Your list just got real interesting. You've got 25 better than this?
26th-Oct-2009 01:40 pm (UTC)
Like you, I didn't watch it until this year, and, like you, I was steamed at myself about it. It even sat on my DVR waiting for me for several months.

I'll concede that this might be one of those instances where the relatively recent viewing worked against it in terms of the rankings. After I live with it in the memory longer, it could be something I'd be inclined to move up.

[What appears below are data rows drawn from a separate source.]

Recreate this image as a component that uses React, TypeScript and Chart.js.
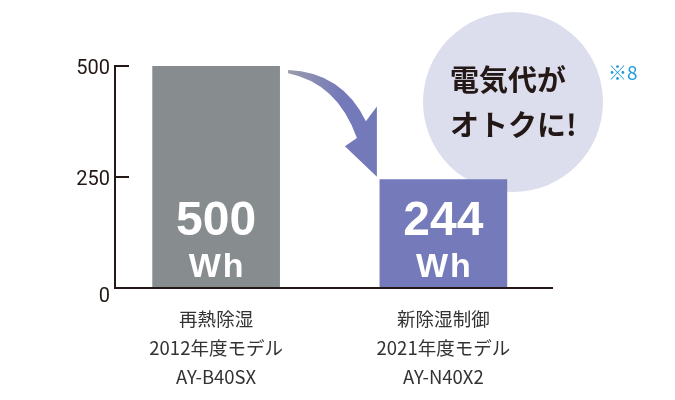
import { useEffect, useRef } from 'react';
import { Chart, registerables } from 'chart.js';

Chart.register(...registerables);

// data
const methodNames = ['再熱除湿', '新除湿制御'];
const modelYears = ['2012年度モデル', '2021年度モデル'];
const modelNumbers = ['AY-B40SX', 'AY-N40X2'];
const energyWh = [500, 244];
const yTickValues = [0, 250, 500];
const unitLabel = 'Wh';
const bubbleLines = ['電気代が', 'オトクに!'];
const noteMark = '※8';

const barColors = ['#878c8f', '#747aba'];
const inkColor = '#231815';
const bubbleColor = '#dcdded';
const noteColor = '#1e9be0';

// arrow outline, in units of the span from bar 1 top-right to bar 2 top-left
const arrowShape = {
  outerStart: [0, 0],
  outerCtrl: [0.607, 0.02],
  outerEnd: [0.876, 0.48],
  headRight: [1.0, 0.343],
  tip: [1, 1],
  headLeft: [0.64, 0.716],
  innerStart: [0.775, 0.637],
  innerCtrl: [0.556, 0.123],
  innerEnd: [0, 0.03],
};

type Pt = [number, number];

const decorPlugin = {
  id: 'decor',
  beforeDatasetsDraw(chart: any) {
    const { ctx, chartArea } = chart;
    const cx = chartArea.right - 44;
    const cy = chartArea.top + 36;
    ctx.save();
    ctx.fillStyle = bubbleColor;
    ctx.beginPath();
    ctx.arc(cx, cy, 90, 0, Math.PI * 2);
    ctx.fill();
    ctx.fillStyle = inkColor;
    ctx.font = 'bold 29px "Noto Sans CJK JP"';
    ctx.textAlign = 'left';
    ctx.textBaseline = 'middle';
    ctx.fillText(bubbleLines[0], cx - 63, cy - 22);
    ctx.fillText(bubbleLines[1], cx - 63, cy + 23);
    ctx.fillStyle = noteColor;
    ctx.font = '19px "Noto Sans CJK JP"';
    ctx.fillText(noteMark, cx + 95, cy - 29);
    ctx.restore();
  },
  afterDatasetsDraw(chart: any) {
    const { ctx, chartArea, scales } = chart;
    const yScale = scales.y;
    const base = yScale.getPixelForValue(0);
    const axisX = chartArea.left + 12.5;
    ctx.save();

    // L-shaped axis with inward ticks
    ctx.strokeStyle = inkColor;
    ctx.lineWidth = 2;
    ctx.beginPath();
    ctx.moveTo(axisX, yScale.getPixelForValue(yTickValues[yTickValues.length - 1]) - 1);
    ctx.lineTo(axisX, base);
    ctx.lineTo(chartArea.right - 4, base);
    yTickValues.forEach((v) => {
      if (v === 0) return;
      const y = yScale.getPixelForValue(v);
      ctx.moveTo(axisX, y);
      ctx.lineTo(axisX + 14, y);
    });
    ctx.stroke();

    // y tick labels, right aligned left of the axis line
    ctx.fillStyle = inkColor;
    ctx.font = '20px Roboto';
    ctx.textAlign = 'right';
    ctx.textBaseline = 'middle';
    yTickValues.forEach((v) => {
      const y = yScale.getPixelForValue(v);
      ctx.fillText(String(v), axisX - 5, v === 0 ? y + 9 : y + 3);
    });

    // values inside bars
    const bars = chart.getDatasetMeta(0).data;
    ctx.fillStyle = '#ffffff';
    ctx.textAlign = 'center';
    ctx.textBaseline = 'alphabetic';
    bars.forEach((bar: any, i: number) => {
      ctx.font = 'bold 48px "Liberation Sans"';
      ctx.fillText(String(energyWh[i]), bar.x, base - 53);
      ctx.font = 'bold 34px "Liberation Sans"';
      ctx.letterSpacing = '2px';
      ctx.fillText(unitLabel, bar.x + 1, base - 11);
      ctx.letterSpacing = '0px';
    });

    // curved arrow between bars
    const b0 = bars[0];
    const b1 = bars[1];
    const sx = b0.x + b0.width / 2 + 8.5;
    const sy = b0.y + 4;
    const dx = b1.x - b1.width / 2 - 3 - sx;
    const dy = b1.y - 3 - sy;
    const p = (k: keyof typeof arrowShape): Pt => [sx + arrowShape[k][0] * dx, sy + arrowShape[k][1] * dy];
    const grad = ctx.createLinearGradient(sx, 0, sx + dx * 0.6, 0);
    grad.addColorStop(0, '#9a9caa');
    grad.addColorStop(1, '#7479b9');
    ctx.fillStyle = grad;
    ctx.beginPath();
    ctx.moveTo(...p('outerStart'));
    ctx.quadraticCurveTo(...p('outerCtrl'), ...p('outerEnd'));
    ctx.lineTo(...p('headRight'));
    ctx.lineTo(...p('tip'));
    ctx.lineTo(...p('headLeft'));
    ctx.lineTo(...p('innerStart'));
    ctx.quadraticCurveTo(...p('innerCtrl'), ...p('innerEnd'));
    ctx.closePath();
    ctx.fill();
    ctx.restore();
  },
};

export default function App() {
  const canvasRef = useRef<HTMLCanvasElement>(null);

  useEffect(() => {
    if (!canvasRef.current) return;
    const chart = new Chart(canvasRef.current, {
      type: 'bar',
      data: {
        labels: methodNames.map((m, i) => [m, modelYears[i], modelNumbers[i]]),
        datasets: [
          {
            data: energyWh,
            backgroundColor: barColors,
            barThickness: 127,
          },
        ],
      },
      options: {
        animation: false,
        responsive: true,
        maintainAspectRatio: false,
        layout: { padding: { top: 66, right: 118, left: 0, bottom: 0 } },
        plugins: {
          legend: { display: false },
          tooltip: { enabled: false },
        },
        scales: {
          x: {
            grid: { display: false, drawTicks: false },
            border: { display: false },
            afterFit: (scale: any) => {
              scale.height = 112;
            },
            ticks: {
              padding: 16,
              color: '#333333',
              font: { family: '"Noto Sans CJK JP"', size: 18.5, lineHeight: 29 / 18.5 },
            },
          },
          y: {
            min: 0,
            max: 500,
            grid: { display: false, drawTicks: false },
            border: { display: false },
            afterBuildTicks: (scale: any) => {
              scale.ticks = yTickValues.map((v) => ({ value: v }));
            },
            afterFit: (scale: any) => {
              scale.width = 102.5;
            },
            ticks: { display: false },
          },
        },
      },
      plugins: [decorPlugin],
    });
    return () => chart.destroy();
  }, []);

  return (
    <div style={{ position: 'absolute', left: 0, top: 0, width: 675, height: 400, background: '#ffffff' }}>
      <canvas ref={canvasRef} />
    </div>
  );
}
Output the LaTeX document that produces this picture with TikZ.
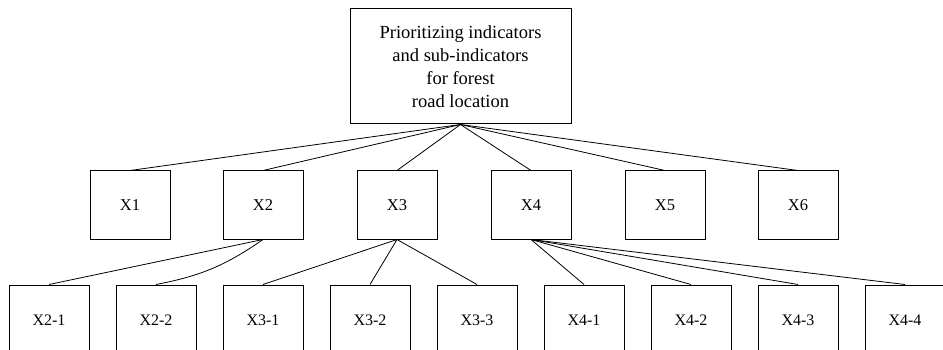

But then again, as I've been playing with graphics for the top twenty-five, I do keep thinking, 'yep, this is a great movie.'
26th-Oct-2009 10:46 pm (UTC)
I actually had the opposite experience with this movie: I saw it when it came out (on video) and was amazed, and then again a few years later, and felt a little oddly underwhelmed, like everything I'd been so impressed with was mostly showy bluster, and it maybe didn't hold up as well as I thought it would. I should give it another crack, as it's been about as long now since my second viewing as it was between the first and second.
27th-Oct-2009 02:20 am (UTC)
You know it's funny, the whole time I watched it (in 2009) I kept thinking about how much Slumdog Millionaire ripped this off... in like a Disney way.
27th-Oct-2009 02:37 am (UTC)
Your reaction is really interesting. The skeptic in me usually anticipates that the movies that are most assertively dynamic are not going to age well once the initial visceral experience has worn off. Honestly, that's one of the things that kept from seeing it for so long, an instinctive bristling at the heavy editing and camera calisthenics that were held up as proof of its vitality and excellence. I found I was completely drawn in instead of finding it all off-putting, that it all worked for me. Still, I do wonder if (and worry that) I'll have the same sense of diminishing returns without the punch of that initial viewing.